Director Renny Harlin (Die Hard 2, Cliffhanger) is back directing a script by Jay Longino (Bachelor Party 2: The Last Temptation) and BenDavid Grabinski (Cost of Living (Short)). Not that any of that matters as what we’re really concerned about here is that Jackie Chan is back on the big screen.

Regular readers will know I’m a massive Jackie Chan fan and have been for many, many years. I do acknowledge that recently, particular with foreign movies (although it’s always been like this for him), is that the movies haven’t been very good. So could Harlin bring out the Chan we know and love with Skiptrace (aka Jue di tao wang)?

Skiptrace sees Chan, as Bennie Chan, a Hong Kong cop who’s partner dies in the opening scene after someone known only as the Matador has strapped a bomb to him. Chan then sets out on a revenge mission to find the Matador and he believes he knows who it is. Along the way he ends up grabbing a gambler, Connor Watts played by Johnny Knoxville (Jackass, Bad Grandpa), who is coincidentally linked to the whole thing.

Watts is having troubles of his own and being chased by Russians. Together they form an unlikely partnership to find out the truth behind the Matador. This sees them travelling to various locations around the world, for reasons that are pretty shaky, such as Russia and Mongolia.

I’m not sure I can write the next words, it is very difficult, but write them I must. This is a bad film. I know, I know, but I can’t just like any film because Jackie Chan is in it as much as I want to.

Let’s discuss the writing first of all. I mean they’ve done well to pad it out to a nearly two hour run time. It probably could have been over within an hour, hour and a half max. The dialogue is laboured, relying heavily on the slapstick humour Chan is so famous for but hasn’t done for years.

This brings us onto the directing. Actually Harlin does ok, it’s reminiscent of Smokin’ Aces with freeze frames introducing us to the characters and lots of swooping, fast shots. But it goes on a bit and doesn’t add anything other than the intros. The action scenes are short, very short, and they look slow. I know Chan is getting on a bit these days, I assume that would have something to do with it, but even when it’s slow the choreography seems almost childish.

What really lets the film down is the editing. I know, strange statement right, but my god if you notice editing it has to be really bad right?

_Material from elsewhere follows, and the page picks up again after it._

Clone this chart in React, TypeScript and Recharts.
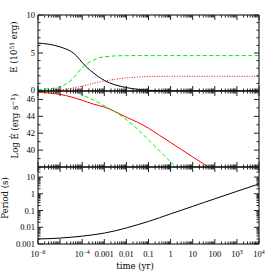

At times it feels like they couldn’t be bothered showing you the end of an action scene so we just jump to them running away.

It cuts and jumps all over the place which I think is supposed to keep things snappy and quick paced but the scenes it cuts from and to just don’t lend themselves to this sort of editing. You go from a quick scene to something slow and it jars and leaves you frustrated.

The film is light on laughs, which given the two leading actors is a hard thing to pull off. It’s light on action, even any kind of stunts that Knoxville is famous for are missing, instead his role reduced to one of bumbling American idiot. It’s hard to tell if Knoxville can’t pull it off or if he just isn’t given anything to work with, I’m going for the latter given things I’ve seen him in before and the rest of this film.

And Chan? Well. What can you say? He’s never had any luck with films outside of China really other than maybe Rush Hour and Karate Kid, perhaps Shanghai Knights. I hope The Foreigner brings some of the new Chan, the acting Chan, back.